Übungen in den eigenen vier Wände stellen in der Physiotherapie einen wesentlichen Beitrag für den Heilerfolg dar. Allerdings fehlt bei den Heimprogrammen neben dem Feedback des Therapeuten nicht selten die Motivation des Betroffenen: Programme werden schlampig umgesetzt. Um die Compliance zu verbessern, werden zahlreiche Wege beschritten: Bereits 2010 entstand in Graz „Game Based Physiotherapie“ für Kinder mit der Diagnose „Juvenile idiopathische Skoliose“. Diese Spiele heißen „Exergames“, ein Schachtelbegriff aus den englischen Begriffen „Exercise“ und „Game“. Exergames sollen mit ausgefeilter Technologie die Freude der jugendlichen Zielgruppe an den Heilprogrammen deutlich heben.
Ein verkabelter Handschuh führt zu einer kleinen Box, Gametrack genannt, die mit dem PC verbunden ist. Das Spiel am PC verfügt über drei Spiellevel. Im ersten und einfachsten geht es darum, mit der Hand eine virtuellen Biene mehrere am Bildschirm aufleuchtende Blumen anfliegen zu lassen. Steht die übende Person nicht mehr gerade, stoppt das Spiel. Im Datensatz finden sich Datum, Zeit, Spieldauer sowie Bewegungsdaten im Raum. In regelmäßigen Abständen werden Verlauf und Ergebnis mit der Physiotherapeutin ausgewertet und besprochen. Dazu eine Studienteilnehmerin: „Mit dem Gametrack war es lustiger und reizvoller. Wenn man jeden Tag übt, merkt man nicht, ob man besser wird – dafür ist die Überraschung umso größer, wenn man die Ergebnisse erfährt.“
Beate Salchinger von der FH JOANNEUM Graz ist Physiotherapeutin und Institutsleiterin. Sie erinnert sich an die Anfänge: „Für uns Physiotherapeutinnen und -therapeuten bestand mit den neuen Spielen zum ersten Mal die Möglichkeit, Informationen über den Verlauf des selbständigen Übens zu erfahren und einzugreifen, wenn dies erforderlich ist.“ Zudem: Mit diesem Computerspiel wurde erstmals in einer Studie nachgewiesen, dass die durchgeführten Übungen am PC medizinisch wirksam sind.

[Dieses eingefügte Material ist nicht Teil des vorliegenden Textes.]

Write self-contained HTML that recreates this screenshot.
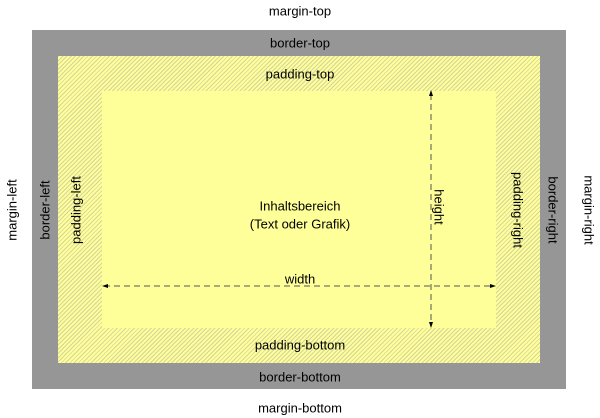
<!DOCTYPE html>
<html><head><meta charset="utf-8"><style>
body{margin:0;width:600px;height:418px;background:#fff;position:relative;overflow:hidden;font-family:"Liberation Sans",Arial,sans-serif;font-size:13px;color:#000}
.a{position:absolute}
.t{position:absolute;white-space:nowrap;transform:translate(-50%,-50%);line-height:1}
.l{transform:translate(-50%,-50%) rotate(-90deg)}
.r{transform:translate(-50%,-50%) rotate(90deg)}
</style></head><body>
<div class="a" style="left:32px;top:30px;width:534px;height:359px;background:#969696"></div>
<div class="a" style="left:58px;top:56px;width:482px;height:307px;background:repeating-linear-gradient(-45deg,#ffff99 0 2px,#d4d49c 2px 3px)"></div>
<div class="a" style="left:102px;top:91px;width:394px;height:237px;background:#ffff99"></div>
<svg class="a" style="left:0;top:0" width="600" height="418">
<line x1="104" y1="286" x2="492" y2="286" stroke="#555" stroke-dasharray="6,4"/>
<polygon points="102,286 108,284 108,288" fill="#000"/>
<polygon points="496,286 490,284 490,288" fill="#000"/>
<line x1="431" y1="94" x2="431" y2="324" stroke="#555" stroke-dasharray="6,4"/>
<polygon points="431,90 429,96 433,96" fill="#000"/>
<polygon points="431,328 429,322 433,322" fill="#000"/>
</svg>
<div class="t" style="left:300px;top:11px">margin-top</div>
<div class="t" style="left:300px;top:43px">border-top</div>
<div class="t" style="left:300px;top:74px">padding-top</div>
<div class="t" style="left:300px;top:206px">Inhaltsbereich</div>
<div class="t" style="left:300px;top:224px">(Text oder Grafik)</div>
<div class="t" style="left:300px;top:279px">width</div>
<div class="t" style="left:300px;top:345px">padding-bottom</div>
<div class="t" style="left:300px;top:377px">border-bottom</div>
<div class="t" style="left:300px;top:408px">margin-bottom</div>
<div class="t l" style="left:12px;top:210px">margin-left</div>
<div class="t l" style="left:45px;top:210px">border-left</div>
<div class="t l" style="left:76px;top:210px">padding-left</div>
<div class="t r" style="left:518px;top:210px">padding-right</div>
<div class="t r" style="left:553px;top:210px">border-right</div>
<div class="t r" style="left:589px;top:210px">margin-right</div>
<div class="t r" style="left:439px;top:207px">height</div>
</body></html>
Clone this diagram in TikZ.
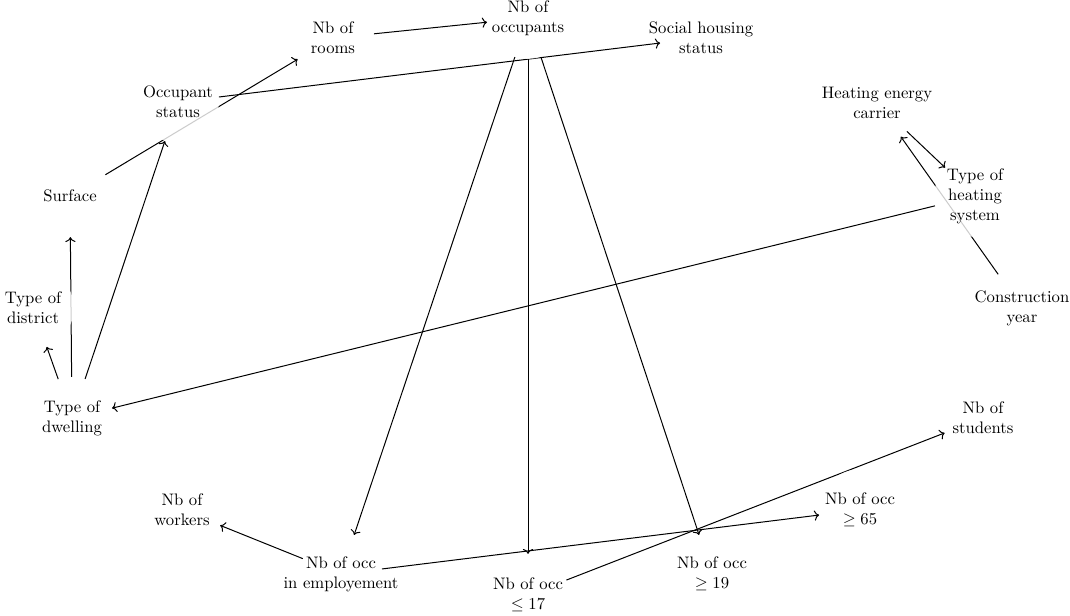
\documentclass[tikz,border=0pt]{standalone}
\usetikzlibrary{arrows.meta}
\pgfdeclarelayer{background}
\pgfsetlayers{background,main}
\tikzset{
  var/.style={
    circle, minimum size=49pt, inner sep=0pt,
    fill=white, fill opacity=0.8,
    label={[align=center, text opacity=1, fill opacity=1]center:#1}
  },
  arrow/.style={->, semithick, draw=black},
}
\begin{document}
\begin{tikzpicture}[x=0.6pt, y=-0.6pt]
\useasboundingbox (0,0) rectangle (1070,615);

% --- Household variables ---
\node[var={Nb of\\rooms}] (rooms) at (333,38) {};
\node[var={Nb of\\occupants}] (occupants) at (528,18) {};
\node[var={Social housing\\status}] (social) at (701,38) {};
\node[var={Occupant\\status}] (occstatus) at (178,102) {};
\node[var={Surface}] (surface) at (70,196) {};
\node[var={Type of\\district}] (district) at (33,308) {};
\node[var={Type of\\dwelling}] (dwelling) at (72,418) {};

% --- Heating variables ---
\node[var={Heating energy\\carrier}] (heatcarrier) at (877,103) {};
\node[var={Type of\\heating\\system}] (heatsys) at (975,196) {};
\node[var={Construction\\year}] (construction) at (1022,308) {};

% --- Occupant counts ---
\node[var={Nb of\\students}] (students) at (983,418) {};
\node[var={Nb of\\workers}] (workers) at (182,510) {};
\node[var={Nb of occ\\$\geq 65$}] (occ65) at (860,510) {};
\node[var={Nb of occ\\in employement}] (employed) at (341,574) {};
\node[var={Nb of occ\\$\geq 19$}] (occ19) at (712,574) {};
\node[var={Nb of occ\\$\leq 17$}] (occ17) at (528,595) {};

\begin{pgfonlayer}{background}
% --- Dwelling edges ---
\draw[arrow] (dwelling) -- (district);
\draw[arrow] (dwelling) -- (surface);
\draw[arrow] (dwelling) -- (occstatus);
\draw[arrow] (surface) -- (rooms);
\draw[arrow] (rooms) -- (occupants);
\draw[arrow] (occstatus) -- (social);

% --- Heating edges ---
\draw[arrow] (heatcarrier) -- (heatsys);
\draw[arrow] (construction) -- (heatcarrier);
\draw[arrow] (heatsys) -- (dwelling);

% --- Occupant edges ---
\draw[arrow] (occupants) -- (employed);
\draw[arrow] (occupants) -- (occ17);
\draw[arrow] (occupants) -- (occ19);
\draw[arrow] (employed) -- (workers);
\draw[arrow] (employed) -- (occ65);
\draw[arrow] (occ17) -- (students);
\end{pgfonlayer}

\end{tikzpicture}
\end{document}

Ebenfalls aus Graz stammt das Projekt „TRIMOTEP“, das für den Einsatz nach Implantation einer Hüftgelenksprothese entwickelt wird. Dabei handelt es sich um eine Datenbrille (Head Mounted Display), die eine virtuelle Realität direkt vor den Augen entstehen lässt und mit verschiedenen Sensoren zur Bewegungserfassung kombiniert wird.
Andreas Jocham ist Physiotherapeut am FH JOANNEUM Graz: „Wir haben herausgefunden, dass Patientinnen und Patienten häufig angeben, dass Sie während des Übens auch die reale Umgebung des Raumes sehen möchten. Daher haben wir uns für eine Umsetzung mittels Augmente Reality entschieden.“
Zu sehen ist ein Bauernhof-Szenario, in dem man Tieren und Gegenständen ausweichen muss. „Kniebeugen, Seitenschritt oder Stufensteigen können gezielt geübt werden, um Kraft, Koordination und Gleichgewicht zu trainieren. Immobilität, aber auch Überbelastung und Stürze können vermieden werden.“
Der Übungsfortschritt kann von den zuständigen Therapeutinnen und Therapeuten in einer eigens dafür entwickelten Software mitverfolgt werden. Jocham ist sich sicher, dass Gamification immer mehr an Bedeutung gewinnen wird: „Exergames kombinieren die konventionelle Therapie in physischer Präsenz und digitale Maßnahmen über räumliche Distanz.“ Die Physiotherapie, aber auch Logopädie und Ergotherapie seien logische Einsatzgebiete. „Diese Bereiche werden massiv von den digitalen Heimbehandlungen profitieren“, so Jocham.
Quelle: ÖKZ, 64. JG, 101-02/2023, Springer-Verlag.